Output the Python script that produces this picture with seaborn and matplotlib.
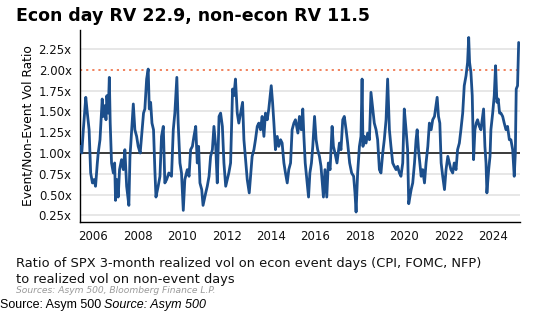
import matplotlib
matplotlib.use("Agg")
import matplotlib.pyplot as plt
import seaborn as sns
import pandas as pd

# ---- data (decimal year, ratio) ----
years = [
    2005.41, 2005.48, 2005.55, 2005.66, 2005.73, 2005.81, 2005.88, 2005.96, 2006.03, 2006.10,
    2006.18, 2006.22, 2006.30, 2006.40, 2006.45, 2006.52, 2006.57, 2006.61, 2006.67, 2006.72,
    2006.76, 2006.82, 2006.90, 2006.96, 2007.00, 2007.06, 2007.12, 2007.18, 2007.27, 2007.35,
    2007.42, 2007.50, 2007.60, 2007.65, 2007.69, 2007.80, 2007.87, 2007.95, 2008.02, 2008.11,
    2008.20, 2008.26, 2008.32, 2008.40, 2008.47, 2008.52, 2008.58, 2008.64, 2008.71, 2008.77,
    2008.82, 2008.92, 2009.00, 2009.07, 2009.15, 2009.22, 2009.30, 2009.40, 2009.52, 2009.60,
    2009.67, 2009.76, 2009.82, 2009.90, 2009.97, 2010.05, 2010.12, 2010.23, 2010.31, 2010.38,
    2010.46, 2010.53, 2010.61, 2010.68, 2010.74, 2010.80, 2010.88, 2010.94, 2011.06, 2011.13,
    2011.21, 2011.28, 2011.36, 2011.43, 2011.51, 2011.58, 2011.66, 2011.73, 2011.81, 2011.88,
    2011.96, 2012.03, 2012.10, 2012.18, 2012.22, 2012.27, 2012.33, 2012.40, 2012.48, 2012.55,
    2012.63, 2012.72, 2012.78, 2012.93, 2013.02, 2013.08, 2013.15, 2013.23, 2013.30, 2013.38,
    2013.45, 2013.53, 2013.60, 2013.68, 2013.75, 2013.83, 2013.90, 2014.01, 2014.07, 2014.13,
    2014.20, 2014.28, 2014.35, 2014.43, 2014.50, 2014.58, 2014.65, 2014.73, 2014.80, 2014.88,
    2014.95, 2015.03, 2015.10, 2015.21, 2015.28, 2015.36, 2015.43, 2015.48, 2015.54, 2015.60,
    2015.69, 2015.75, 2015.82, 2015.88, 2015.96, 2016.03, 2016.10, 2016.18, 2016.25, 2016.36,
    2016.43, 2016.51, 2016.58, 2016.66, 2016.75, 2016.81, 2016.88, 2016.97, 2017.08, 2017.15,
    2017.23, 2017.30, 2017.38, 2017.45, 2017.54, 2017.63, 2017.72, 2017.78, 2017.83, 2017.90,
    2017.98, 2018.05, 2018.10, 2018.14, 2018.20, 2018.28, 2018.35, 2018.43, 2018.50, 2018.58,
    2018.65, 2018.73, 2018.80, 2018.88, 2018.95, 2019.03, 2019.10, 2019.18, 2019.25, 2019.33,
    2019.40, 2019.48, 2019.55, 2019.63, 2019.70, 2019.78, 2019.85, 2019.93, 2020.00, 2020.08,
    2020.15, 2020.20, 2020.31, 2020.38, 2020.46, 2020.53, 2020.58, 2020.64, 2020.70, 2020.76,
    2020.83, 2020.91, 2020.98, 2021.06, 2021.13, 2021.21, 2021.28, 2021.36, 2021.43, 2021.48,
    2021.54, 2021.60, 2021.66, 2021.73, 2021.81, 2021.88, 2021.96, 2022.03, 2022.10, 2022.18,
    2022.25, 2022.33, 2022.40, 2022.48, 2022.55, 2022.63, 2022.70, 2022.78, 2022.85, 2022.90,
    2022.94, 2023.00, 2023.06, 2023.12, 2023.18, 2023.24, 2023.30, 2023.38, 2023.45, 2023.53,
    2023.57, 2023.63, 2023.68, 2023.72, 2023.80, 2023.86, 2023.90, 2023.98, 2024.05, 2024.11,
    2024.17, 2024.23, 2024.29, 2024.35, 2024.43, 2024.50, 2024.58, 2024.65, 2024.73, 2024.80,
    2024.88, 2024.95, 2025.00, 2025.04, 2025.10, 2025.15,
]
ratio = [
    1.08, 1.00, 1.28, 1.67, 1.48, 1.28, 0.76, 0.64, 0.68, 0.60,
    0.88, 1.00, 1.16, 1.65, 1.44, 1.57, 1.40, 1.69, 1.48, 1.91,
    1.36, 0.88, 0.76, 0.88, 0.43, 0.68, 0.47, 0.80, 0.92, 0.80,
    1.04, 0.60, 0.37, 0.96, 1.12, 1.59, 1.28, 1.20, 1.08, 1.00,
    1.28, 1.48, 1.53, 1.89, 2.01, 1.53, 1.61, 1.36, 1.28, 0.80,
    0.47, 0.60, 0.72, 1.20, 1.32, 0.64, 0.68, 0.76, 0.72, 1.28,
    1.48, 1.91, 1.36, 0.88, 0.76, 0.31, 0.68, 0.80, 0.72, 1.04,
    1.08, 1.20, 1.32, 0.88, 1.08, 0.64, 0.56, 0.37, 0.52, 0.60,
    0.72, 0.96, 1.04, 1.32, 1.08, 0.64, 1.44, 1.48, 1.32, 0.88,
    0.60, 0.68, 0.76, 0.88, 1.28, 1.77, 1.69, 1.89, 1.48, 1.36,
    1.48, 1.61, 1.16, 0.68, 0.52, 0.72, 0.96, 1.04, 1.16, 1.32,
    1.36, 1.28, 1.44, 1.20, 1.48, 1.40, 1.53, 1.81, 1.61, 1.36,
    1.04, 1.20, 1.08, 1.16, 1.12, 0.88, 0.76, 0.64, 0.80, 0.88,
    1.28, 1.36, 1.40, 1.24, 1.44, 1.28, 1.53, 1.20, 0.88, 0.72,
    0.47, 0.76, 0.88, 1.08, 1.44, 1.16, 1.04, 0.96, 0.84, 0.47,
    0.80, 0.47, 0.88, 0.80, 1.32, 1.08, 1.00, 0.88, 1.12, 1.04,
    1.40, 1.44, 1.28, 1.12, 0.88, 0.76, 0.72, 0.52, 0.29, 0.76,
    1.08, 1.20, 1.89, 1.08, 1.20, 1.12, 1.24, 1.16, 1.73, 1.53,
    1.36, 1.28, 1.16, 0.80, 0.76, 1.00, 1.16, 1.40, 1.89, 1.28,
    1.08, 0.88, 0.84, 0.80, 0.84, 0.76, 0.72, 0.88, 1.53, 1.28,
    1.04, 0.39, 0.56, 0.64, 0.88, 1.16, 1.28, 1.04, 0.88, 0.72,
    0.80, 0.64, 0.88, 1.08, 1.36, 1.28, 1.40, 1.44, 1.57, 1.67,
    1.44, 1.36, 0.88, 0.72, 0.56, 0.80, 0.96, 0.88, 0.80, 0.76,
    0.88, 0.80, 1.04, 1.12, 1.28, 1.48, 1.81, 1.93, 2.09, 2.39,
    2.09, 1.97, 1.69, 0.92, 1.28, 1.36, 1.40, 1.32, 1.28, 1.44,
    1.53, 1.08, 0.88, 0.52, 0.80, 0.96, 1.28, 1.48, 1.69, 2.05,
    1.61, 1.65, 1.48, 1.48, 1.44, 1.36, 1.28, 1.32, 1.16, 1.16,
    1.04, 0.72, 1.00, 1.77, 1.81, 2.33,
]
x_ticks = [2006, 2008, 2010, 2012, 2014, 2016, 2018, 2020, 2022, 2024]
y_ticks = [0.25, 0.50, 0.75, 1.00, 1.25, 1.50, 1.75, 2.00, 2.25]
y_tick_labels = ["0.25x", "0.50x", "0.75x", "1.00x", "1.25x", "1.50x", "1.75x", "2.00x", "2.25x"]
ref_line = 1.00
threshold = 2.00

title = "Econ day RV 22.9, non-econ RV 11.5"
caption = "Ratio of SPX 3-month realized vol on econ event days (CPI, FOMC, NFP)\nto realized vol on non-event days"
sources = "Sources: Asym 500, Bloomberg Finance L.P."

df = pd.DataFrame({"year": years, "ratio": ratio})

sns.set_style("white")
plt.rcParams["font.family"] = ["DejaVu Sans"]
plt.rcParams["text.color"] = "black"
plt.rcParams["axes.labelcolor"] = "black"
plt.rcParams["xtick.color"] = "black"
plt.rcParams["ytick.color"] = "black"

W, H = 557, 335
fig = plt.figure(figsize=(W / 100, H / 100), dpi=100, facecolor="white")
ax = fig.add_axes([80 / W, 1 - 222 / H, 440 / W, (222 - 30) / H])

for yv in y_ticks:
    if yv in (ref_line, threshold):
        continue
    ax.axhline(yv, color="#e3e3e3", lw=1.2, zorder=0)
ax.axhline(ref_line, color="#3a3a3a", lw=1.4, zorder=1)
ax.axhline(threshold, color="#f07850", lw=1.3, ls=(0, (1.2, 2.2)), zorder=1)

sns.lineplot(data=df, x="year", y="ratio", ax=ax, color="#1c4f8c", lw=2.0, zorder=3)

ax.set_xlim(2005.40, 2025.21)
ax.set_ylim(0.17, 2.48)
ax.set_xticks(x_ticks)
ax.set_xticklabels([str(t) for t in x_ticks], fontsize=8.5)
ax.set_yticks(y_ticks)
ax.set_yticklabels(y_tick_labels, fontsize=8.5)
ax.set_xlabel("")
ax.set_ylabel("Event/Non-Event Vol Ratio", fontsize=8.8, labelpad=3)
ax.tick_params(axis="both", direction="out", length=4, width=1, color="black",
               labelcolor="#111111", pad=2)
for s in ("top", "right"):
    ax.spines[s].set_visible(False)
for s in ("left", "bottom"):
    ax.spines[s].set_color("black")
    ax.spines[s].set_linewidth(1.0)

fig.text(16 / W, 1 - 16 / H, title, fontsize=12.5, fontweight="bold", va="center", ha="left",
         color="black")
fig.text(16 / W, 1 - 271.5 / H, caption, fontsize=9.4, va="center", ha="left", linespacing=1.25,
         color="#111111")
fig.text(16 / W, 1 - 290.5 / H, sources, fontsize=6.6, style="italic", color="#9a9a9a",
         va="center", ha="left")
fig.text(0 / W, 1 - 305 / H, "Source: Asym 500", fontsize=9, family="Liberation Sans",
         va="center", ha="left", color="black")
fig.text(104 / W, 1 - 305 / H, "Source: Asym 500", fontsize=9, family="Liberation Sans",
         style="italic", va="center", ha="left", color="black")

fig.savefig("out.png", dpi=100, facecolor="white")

...

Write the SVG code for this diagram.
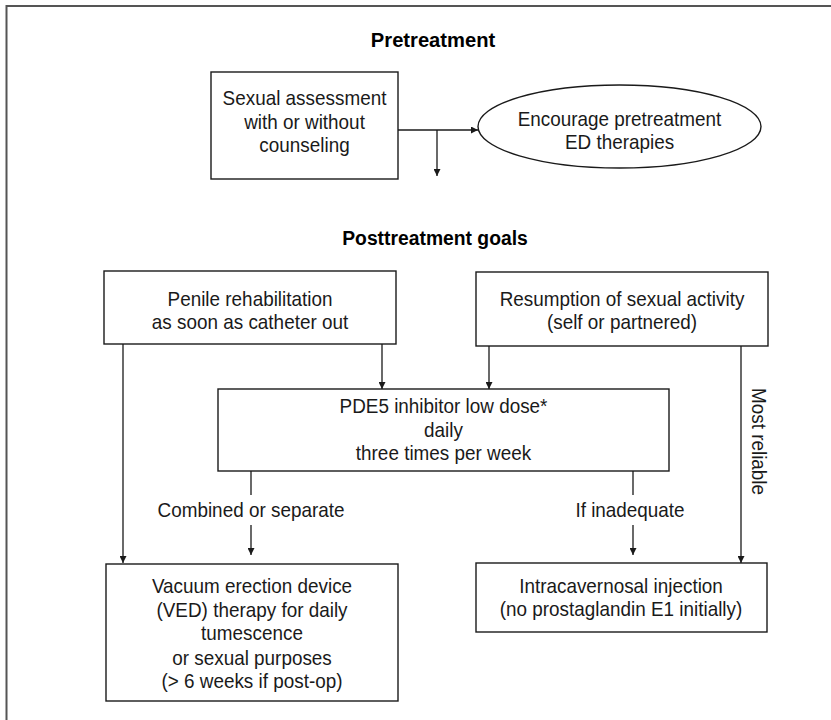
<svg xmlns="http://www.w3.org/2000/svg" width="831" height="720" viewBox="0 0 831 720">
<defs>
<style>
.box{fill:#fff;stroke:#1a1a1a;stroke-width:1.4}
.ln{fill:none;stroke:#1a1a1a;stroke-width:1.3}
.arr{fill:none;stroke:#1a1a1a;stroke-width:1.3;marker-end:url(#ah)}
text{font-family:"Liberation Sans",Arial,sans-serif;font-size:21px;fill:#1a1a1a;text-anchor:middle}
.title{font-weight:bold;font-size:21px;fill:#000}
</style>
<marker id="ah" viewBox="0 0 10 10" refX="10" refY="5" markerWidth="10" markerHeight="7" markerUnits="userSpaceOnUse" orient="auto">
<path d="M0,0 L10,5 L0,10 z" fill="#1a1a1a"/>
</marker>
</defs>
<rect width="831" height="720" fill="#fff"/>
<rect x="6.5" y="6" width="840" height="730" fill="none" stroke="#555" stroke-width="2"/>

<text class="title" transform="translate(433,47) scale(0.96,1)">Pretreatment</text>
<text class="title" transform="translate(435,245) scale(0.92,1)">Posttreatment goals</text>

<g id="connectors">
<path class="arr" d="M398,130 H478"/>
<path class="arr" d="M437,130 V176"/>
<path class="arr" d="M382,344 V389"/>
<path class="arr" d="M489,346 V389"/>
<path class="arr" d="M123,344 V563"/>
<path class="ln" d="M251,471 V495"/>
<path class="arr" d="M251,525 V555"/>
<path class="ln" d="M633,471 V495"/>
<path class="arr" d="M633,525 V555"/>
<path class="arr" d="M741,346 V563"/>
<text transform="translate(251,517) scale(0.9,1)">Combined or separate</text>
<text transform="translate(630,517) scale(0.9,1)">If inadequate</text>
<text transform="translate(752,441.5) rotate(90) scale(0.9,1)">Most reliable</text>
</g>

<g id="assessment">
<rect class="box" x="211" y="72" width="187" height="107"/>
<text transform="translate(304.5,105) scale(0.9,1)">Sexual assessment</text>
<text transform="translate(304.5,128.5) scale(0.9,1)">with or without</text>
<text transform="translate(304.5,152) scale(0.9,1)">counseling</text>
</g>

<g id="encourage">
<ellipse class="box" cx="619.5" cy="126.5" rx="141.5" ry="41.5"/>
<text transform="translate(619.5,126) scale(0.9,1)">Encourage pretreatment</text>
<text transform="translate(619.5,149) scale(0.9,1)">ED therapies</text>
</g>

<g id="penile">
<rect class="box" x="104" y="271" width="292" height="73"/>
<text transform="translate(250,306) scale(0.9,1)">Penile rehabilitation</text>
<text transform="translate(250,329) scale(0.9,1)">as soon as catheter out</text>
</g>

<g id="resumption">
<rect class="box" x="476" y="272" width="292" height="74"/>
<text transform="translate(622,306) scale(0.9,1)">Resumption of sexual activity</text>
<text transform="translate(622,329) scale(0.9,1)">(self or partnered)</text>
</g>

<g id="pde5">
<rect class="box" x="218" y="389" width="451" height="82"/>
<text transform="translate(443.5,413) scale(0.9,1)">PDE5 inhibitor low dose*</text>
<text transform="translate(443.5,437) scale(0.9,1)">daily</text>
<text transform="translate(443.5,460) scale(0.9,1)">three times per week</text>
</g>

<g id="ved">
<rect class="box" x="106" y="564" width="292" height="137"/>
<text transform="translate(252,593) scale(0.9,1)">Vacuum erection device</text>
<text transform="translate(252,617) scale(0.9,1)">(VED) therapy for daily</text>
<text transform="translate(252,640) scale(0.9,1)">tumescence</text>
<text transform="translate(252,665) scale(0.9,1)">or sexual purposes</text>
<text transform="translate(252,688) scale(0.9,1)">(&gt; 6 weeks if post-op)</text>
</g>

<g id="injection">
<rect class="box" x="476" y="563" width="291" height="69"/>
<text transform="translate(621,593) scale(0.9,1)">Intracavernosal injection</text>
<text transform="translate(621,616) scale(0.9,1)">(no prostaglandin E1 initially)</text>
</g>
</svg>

**THE TASK:** Print out, exactly and with nothing added, the lines starting at the line holding "Output the Python" and ending at the line holding "import pandas as pd", minus any pictures.

**THE RESULT:**
Output the Python script that produces this picture with seaborn and matplotlib.
import matplotlib
matplotlib.use("Agg")
import matplotlib.pyplot as plt
import seaborn as sns
import pandas as pd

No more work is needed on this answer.